An attorney and air safety expert – with experience in vintage aircraft, which have crashed due to wing failure – yesterday disclosed that three, significant factors likely precipitated the crash of Chalks Ocean Airways Flight 101.
On Wednesday, U.S. investigators said the 58-year-old Grumman G-73T Mallard craft that lost its wing and crashed in waters off Miami shortly after takeoff had undetected cracks in its airframe, which may have caused the aircraft to break up.
The cracks were found in the main support beam of the wing.
According to aviation lawyer Jack London, the aircraft’s age, the addition of a new engine on an old plane and the frequent transportation of passengers made the Grumman’s crash virtually inevitable.
“These three bad things all came together at once,” he said.
“The plane was designed in World War II, while it was a very nice design at the time, it was not made of composite materials like crafts are being made now and it would be very difficult to expect an airplane like that to fly in peak conditions for much more than 25,000 to 30,000 hours no matter how well maintained,” said the attorney based in Austin, Texas.

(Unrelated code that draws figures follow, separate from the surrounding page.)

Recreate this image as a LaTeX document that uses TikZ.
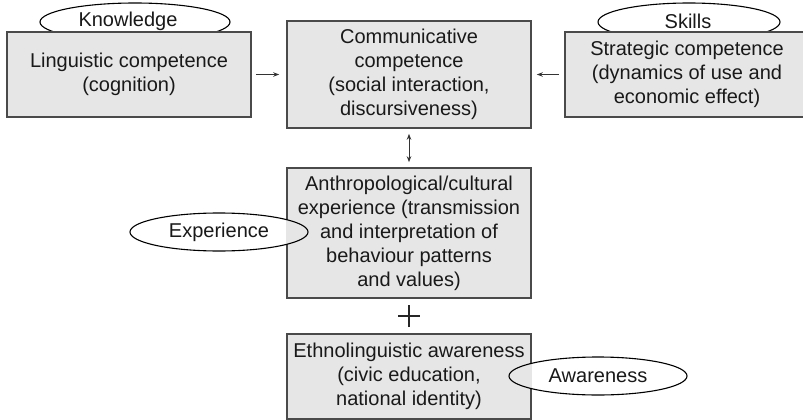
\documentclass[tikz,border=0pt]{standalone}
\usepackage{fontspec}
\setmainfont{Liberation Sans}
\usetikzlibrary{shapes.geometric,arrows.meta}
\definecolor{boxgray}{HTML}{E6E6E6}
\definecolor{edgegray}{HTML}{4A4A4A}
\begin{document}
\begin{tikzpicture}[x=1pt,y=-1pt,
  every node/.style={font=\fontsize{20}{24}\selectfont, text=black!90},
  box/.style={draw=edgegray, line width=1.6pt, fill=boxgray, align=center,
              inner sep=0pt, minimum width=244pt},
  tag/.style={ellipse, draw=black, line width=1.1pt, fill=white,
              inner sep=0pt, minimum height=38pt},
  link/.style={line width=1pt, draw=black!80,
               -{Stealth[length=6pt,width=4.5pt]}},
]
\useasboundingbox (0,0) rectangle (803,420);

% labels that sit behind the upper boxes
\node[tag, minimum width=190pt] (knowledge) at (135,22) {};
\node[tag, minimum width=182pt] (skills) at (689,22) {};

% the four competence boxes
\node[box, minimum height=85pt] (ling) at (129,74.5)
  {Linguistic competence\\(cognition)};
\node[box, minimum height=107pt] (comm) at (409,74.5)
  {Communicative\\competence\\(social interaction,\\discursiveness)};
\node[box, minimum height=85pt] (strat) at (687,74.5)
  {Strategic competence\\(dynamics of use and\\economic effect)};
\node[box, minimum height=130pt] (anthro) at (409,233)
  {Anthropological/cultural\\experience (transmission\\and interpretation of\\behaviour patterns\\and values)};
\node[box, minimum height=85pt] (ethno) at (409,376.5)
  {Ethnolinguistic awareness\\(civic education,\\national identity)};

% label texts for the upper ellipses
\node at (128,21) {Knowledge};
\node at (688,21) {Skills};

% labels that overlap the lower boxes: white outside, grey inside
\node[tag, draw=none, minimum width=178pt] (experience) at (219,232) {};
\begin{scope}
  \clip (experience.center) ellipse [x radius=89pt, y radius=19pt];
  \fill[boxgray] (anthro.north west) rectangle (anthro.south east);
\end{scope}
\node[tag, fill=none, minimum width=178pt] at (experience.center) {Experience};

\node[tag, draw=none, minimum width=178pt] (awareness) at (598,376) {};
\begin{scope}
  \clip (awareness.center) ellipse [x radius=89pt, y radius=19pt];
  \fill[boxgray] (ethno.north west) rectangle (ethno.south east);
\end{scope}
\node[tag, fill=none, minimum width=178pt] at (awareness.center) {Awareness};

% connectors
\draw[link, shorten <=4pt, shorten >=7pt] (ling.east) -- (comm.west);
\draw[link, shorten <=5pt, shorten >=5pt] (strat.west) -- (comm.east);
\draw[link, {Stealth[length=6pt,width=4.5pt]}-{Stealth[length=6pt,width=4.5pt]},
      shorten <=5pt, shorten >=5pt] (comm.south) -- (anthro.north);

% plus sign between the two lower boxes
\coordinate (plus) at (409,316);
\draw[line width=1.1pt, black!85] ([xshift=-11pt]plus) -- ([xshift=11pt]plus)
  ([yshift=-11pt]plus) -- ([yshift=11pt]plus);
\end{tikzpicture}
\end{document}
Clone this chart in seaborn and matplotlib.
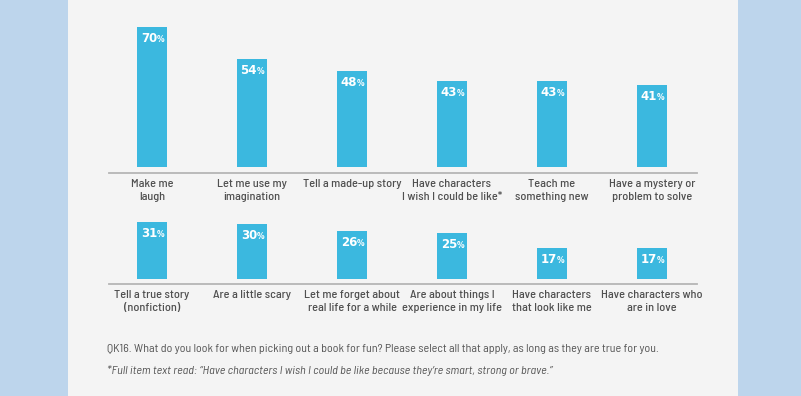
import matplotlib
matplotlib.use("Agg")
import matplotlib.pyplot as plt
from matplotlib.patches import Rectangle
import seaborn as sns

# Data
top_labels = ["Make me\nlaugh", "Let me use my\nimagination", "Tell a made-up story",
              "Have characters\nI wish I could be like*", "Teach me\nsomething new",
              "Have a mystery or\nproblem to solve"]
top_values = [70, 54, 48, 43, 43, 41]

bottom_labels = ["Tell a true story\n(nonfiction)", "Are a little scary",
                 "Let me forget about\nreal life for a while", "Are about things I\nexperience in my life",
                 "Have characters\nthat look like me", "Have characters who\nare in love"]
bottom_values = [31, 30, 26, 25, 17, 17]

footnote_1 = ("QK16. What do you look for when picking out a book for fun? "
              "Please select all that apply, as long as they are true for you.")
footnote_2 = ("*Full item text read: \u201cHave characters I wish I could be like "
              "because they\u2019re smart, strong or brave.\u201d")

bar_color = "#3bb8df"
side_color = "#bdd5ec"
panel_color = "#f4f4f4"
text_color = "#505050"
narrow = ["Barlow Semi Condensed", "Archivo Narrow", "DejaVu Sans"]

sns.set_style("white")
plt.rcParams["font.family"] = narrow

W, H = 801, 396
fig = plt.figure(figsize=(W / 100, H / 100), dpi=100)
fig.patch.set_facecolor(side_color)
fig.add_artist(Rectangle((68 / W, 0), (738 - 68) / W, 1, transform=fig.transFigure,
                         facecolor=panel_color, edgecolor="none", zorder=0))


def make_row(top_px, base_px, ymin, ymax, labels, values):
    ax = fig.add_axes([109 / W, (H - base_px) / H, 588 / W, (base_px - top_px) / H])
    ax.set_facecolor("none")
    sns.barplot(x=list(range(len(values))), y=values, color=bar_color, width=0.3,
                saturation=1, ax=ax)
    ax.set_xlim(-0.43, 5.45)
    ax.set_ylim(ymin, ymax)
    for p in ax.patches:
        p.set_edgecolor("none")
    for s in ["top", "right", "left"]:
        ax.spines[s].set_visible(False)
    ax.spines["bottom"].set_color("#b5b5b5")
    ax.spines["bottom"].set_linewidth(1.3)
    ax.set_yticks([])
    ax.set_xticks(range(len(labels)))
    ax.set_xticklabels(labels, fontsize=8.8, color=text_color, linespacing=1.35,
                       fontweight="medium")
    ax.tick_params(axis="x", length=0, pad=4.5)
    ax.set_xlabel("")
    ax.set_ylabel("")
    for i, v in enumerate(values):
        ax.annotate(str(v), xy=(i, v), xytext=(5, -12), textcoords="offset pixels",
                    ha="right", va="center", color="white", fontsize=8.5,
                    fontweight="bold", family="DejaVu Sans")
        ax.annotate("%", xy=(i, v), xytext=(5, -13), textcoords="offset pixels",
                    ha="left", va="center", color="white", fontsize=5.5,
                    fontweight="bold", family="DejaVu Sans")
    return ax


make_row(20, 173, -3, 73.5, top_labels, top_values)
make_row(215, 284, -2.7, 34.6, bottom_labels, bottom_values)

fig.text(107 / W, 1 - 349 / H, footnote_1, fontsize=8.7, color="#555555",
         ha="left", va="center")
fig.text(107 / W, 1 - 371 / H, footnote_2, fontsize=8.7, color="#555555",
         ha="left", va="center", style="italic")

fig.savefig("out.png", dpi=100, facecolor=fig.get_facecolor())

He noted that the turboprops – which replaced the Grumman’s original piston engine – are new, more powerful engines created for a faster, sharper rate of climb. He said this placed new stress on what was already an old airframe by changing the direction of load on the wings and all its attachments.
“You change the direction of force and the amount of force on the loading and you are going to cause either bending or fractures on the loads and you can see those with the naked eye. You can’t see them on an inspection,” Mr. London explained.
He said while retrofits are common, thousands of hours of take-offs and landings cause the kind of stress fractures that can only be detected with microscopic procedures such as dye penetrations and x-rays.
“When you do that it is going to take so much money to maintain their airplane that you can’t fly it at a profit,” Mr. London said.
“When you use airplanes that are in those conditions for passengers you are taking a risk. For someone who may be a private enthusiast and build a sport plane or old antique plane for fun and show it in air shows – okay, but when you put passengers in them for profit, you are going to lose some of those airplanes.”
Chalks Flight 101 was on its way to Bimini when it went down off Miami Beach shortly after take off, killing all 20 aboard, including three infants. Eleven of the passengers were Biminites.
Officials at the U.S. National Transportation and Safety Board have stressed that determining the exact cause of the crash could take anywhere from nine to twelve months.